The aid, the EU executive further explains, will take the form of a €700 million direct grant and a €202 million guarantee. Without the aid, Brussels points out in a note, Northvolt would have established the plant in the United States, where it was offered support in particular under the Inflation Reduction Act.
The Sovereignty Fund that isn’t there
Relaxation of state aid rules without fragmenting the single market, flexibility of existing funds in the short term, and a Sovereign Wealth Fund in the long term: These are the three axes on which Brussels has been working in recent months to respond to the possible negative consequences of the IRA on the competitiveness of the European single market. Brussels knows that the loosening of aid rules risks creating a fragmentation of the single market and a rift between states that have fiscal space for public aid (much of which is notified by Germany and France) and those that do not, such as Italy. To compensate for the easing of state aid, the Commission started the debate on a Sovereign Wealth Fund, soon downsized to a Clean Technology Platform (STEP, Strategic Technologies for Europe Platform) for which it has earmarked 10 billion euros until 2027 through the multi-year budget midterm review on which negotiations are underway among the Twenty-Seven.

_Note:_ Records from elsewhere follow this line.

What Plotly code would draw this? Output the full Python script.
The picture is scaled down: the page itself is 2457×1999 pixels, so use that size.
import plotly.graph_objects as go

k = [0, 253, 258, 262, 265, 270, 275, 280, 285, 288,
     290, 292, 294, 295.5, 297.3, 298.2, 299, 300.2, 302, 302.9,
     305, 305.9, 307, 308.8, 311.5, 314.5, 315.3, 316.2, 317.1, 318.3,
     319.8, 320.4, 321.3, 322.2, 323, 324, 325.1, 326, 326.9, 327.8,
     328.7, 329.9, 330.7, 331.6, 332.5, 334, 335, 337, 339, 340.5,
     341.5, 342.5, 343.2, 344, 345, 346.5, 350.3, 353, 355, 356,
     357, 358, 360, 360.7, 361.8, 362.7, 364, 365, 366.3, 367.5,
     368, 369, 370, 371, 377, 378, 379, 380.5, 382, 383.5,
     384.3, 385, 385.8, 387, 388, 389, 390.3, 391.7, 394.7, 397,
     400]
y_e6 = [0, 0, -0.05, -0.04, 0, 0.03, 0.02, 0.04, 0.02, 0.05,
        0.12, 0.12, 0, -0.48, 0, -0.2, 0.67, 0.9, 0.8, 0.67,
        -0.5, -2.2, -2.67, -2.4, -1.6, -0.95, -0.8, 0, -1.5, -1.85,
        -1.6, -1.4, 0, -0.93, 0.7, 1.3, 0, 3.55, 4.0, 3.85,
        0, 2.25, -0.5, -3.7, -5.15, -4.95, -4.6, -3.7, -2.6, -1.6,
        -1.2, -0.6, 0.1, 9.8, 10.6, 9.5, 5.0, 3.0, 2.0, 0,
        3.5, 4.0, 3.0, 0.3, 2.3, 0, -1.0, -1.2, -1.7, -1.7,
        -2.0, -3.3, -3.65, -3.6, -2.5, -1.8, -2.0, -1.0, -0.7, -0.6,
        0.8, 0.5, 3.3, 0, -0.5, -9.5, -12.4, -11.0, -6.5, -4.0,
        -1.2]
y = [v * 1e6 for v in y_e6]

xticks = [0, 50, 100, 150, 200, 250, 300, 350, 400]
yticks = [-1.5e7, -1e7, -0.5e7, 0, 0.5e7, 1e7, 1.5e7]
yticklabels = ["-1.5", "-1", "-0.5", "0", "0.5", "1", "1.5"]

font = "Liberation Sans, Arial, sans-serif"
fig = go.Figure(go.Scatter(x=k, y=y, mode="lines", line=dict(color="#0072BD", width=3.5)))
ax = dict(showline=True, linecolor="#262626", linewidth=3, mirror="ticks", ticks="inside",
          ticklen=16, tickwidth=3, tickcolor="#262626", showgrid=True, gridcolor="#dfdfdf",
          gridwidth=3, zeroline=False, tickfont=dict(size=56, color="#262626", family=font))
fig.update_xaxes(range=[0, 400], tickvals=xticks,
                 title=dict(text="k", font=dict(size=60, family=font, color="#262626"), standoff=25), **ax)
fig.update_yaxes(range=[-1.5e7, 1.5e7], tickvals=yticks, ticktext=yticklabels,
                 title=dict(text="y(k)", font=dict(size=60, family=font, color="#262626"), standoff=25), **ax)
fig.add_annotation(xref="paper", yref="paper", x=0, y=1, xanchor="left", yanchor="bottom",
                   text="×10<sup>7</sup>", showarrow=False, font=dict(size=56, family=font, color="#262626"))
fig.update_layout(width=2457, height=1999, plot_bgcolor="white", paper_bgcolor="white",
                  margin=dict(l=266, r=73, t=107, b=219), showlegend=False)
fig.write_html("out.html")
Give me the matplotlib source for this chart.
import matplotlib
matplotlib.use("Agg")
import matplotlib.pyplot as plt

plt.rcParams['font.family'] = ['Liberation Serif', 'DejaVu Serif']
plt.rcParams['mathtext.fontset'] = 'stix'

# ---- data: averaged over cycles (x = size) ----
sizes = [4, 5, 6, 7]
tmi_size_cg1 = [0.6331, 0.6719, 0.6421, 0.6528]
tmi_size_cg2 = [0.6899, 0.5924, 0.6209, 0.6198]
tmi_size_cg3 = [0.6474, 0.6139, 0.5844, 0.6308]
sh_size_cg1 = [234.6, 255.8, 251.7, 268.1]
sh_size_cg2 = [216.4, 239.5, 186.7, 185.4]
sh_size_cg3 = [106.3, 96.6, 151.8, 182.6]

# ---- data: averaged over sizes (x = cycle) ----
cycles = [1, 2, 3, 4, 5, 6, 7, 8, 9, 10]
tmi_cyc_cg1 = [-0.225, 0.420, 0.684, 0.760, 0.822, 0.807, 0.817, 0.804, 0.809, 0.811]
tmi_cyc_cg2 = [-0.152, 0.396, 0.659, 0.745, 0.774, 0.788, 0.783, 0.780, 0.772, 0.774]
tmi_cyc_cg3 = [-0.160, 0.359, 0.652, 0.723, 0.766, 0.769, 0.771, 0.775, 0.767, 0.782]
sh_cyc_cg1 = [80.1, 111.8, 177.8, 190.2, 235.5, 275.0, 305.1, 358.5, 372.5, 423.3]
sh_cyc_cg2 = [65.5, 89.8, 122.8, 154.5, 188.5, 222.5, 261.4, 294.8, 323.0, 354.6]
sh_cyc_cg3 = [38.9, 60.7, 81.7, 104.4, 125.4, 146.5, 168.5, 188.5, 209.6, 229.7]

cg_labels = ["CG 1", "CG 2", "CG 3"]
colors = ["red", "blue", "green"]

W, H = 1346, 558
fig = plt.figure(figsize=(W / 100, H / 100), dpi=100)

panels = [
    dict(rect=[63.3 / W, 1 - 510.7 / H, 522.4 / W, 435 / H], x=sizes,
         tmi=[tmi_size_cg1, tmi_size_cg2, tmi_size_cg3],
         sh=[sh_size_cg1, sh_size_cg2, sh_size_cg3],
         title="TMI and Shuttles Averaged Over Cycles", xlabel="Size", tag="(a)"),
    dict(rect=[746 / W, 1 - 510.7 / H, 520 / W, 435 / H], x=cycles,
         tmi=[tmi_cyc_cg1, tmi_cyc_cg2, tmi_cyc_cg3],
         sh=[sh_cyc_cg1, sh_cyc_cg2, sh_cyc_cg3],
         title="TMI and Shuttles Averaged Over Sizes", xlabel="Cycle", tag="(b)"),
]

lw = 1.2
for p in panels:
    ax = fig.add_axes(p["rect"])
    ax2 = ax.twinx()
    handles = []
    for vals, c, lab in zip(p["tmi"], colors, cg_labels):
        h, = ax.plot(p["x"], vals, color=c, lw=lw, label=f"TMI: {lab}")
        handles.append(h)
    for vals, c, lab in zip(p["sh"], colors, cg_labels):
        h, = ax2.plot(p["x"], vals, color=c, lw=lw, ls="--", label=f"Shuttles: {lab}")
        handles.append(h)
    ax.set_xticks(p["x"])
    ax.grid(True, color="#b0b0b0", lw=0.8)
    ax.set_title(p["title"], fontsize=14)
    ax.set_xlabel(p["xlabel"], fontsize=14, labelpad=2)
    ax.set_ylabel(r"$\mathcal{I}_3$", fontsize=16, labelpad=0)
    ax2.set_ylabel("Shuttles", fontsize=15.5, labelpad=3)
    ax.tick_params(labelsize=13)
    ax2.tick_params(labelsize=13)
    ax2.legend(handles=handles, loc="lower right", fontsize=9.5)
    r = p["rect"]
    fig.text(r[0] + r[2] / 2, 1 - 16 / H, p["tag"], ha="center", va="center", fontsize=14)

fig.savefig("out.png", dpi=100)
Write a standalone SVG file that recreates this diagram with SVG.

Hence, the European Commission asked EU member states to mobilize an additional 10 billion euros until 2027, increasing the scale of the Union’s long-term budget, to increase the budgets of some existing programs: InvestEu (3 billion), Horizon Europe (0.5 billion), Innovation Fund (5 billion) and European Defense Fund (1.5 billion) and bring the platform to life. Compared to the Commission’s proposal, the financial support to STEP will come out sharply scaled back in negotiations between governments. In the European Commission’s idea it was supposed to be a full-fledged Sovereign Wealth Fund, but setting it up would take years and with the expiration of the legislative term there was no room for it. On the negotiating table, Michel’s proposal—which will be the focus of the extraordinary EU summit on February 1—is to mobilize just 1.5 billion euros.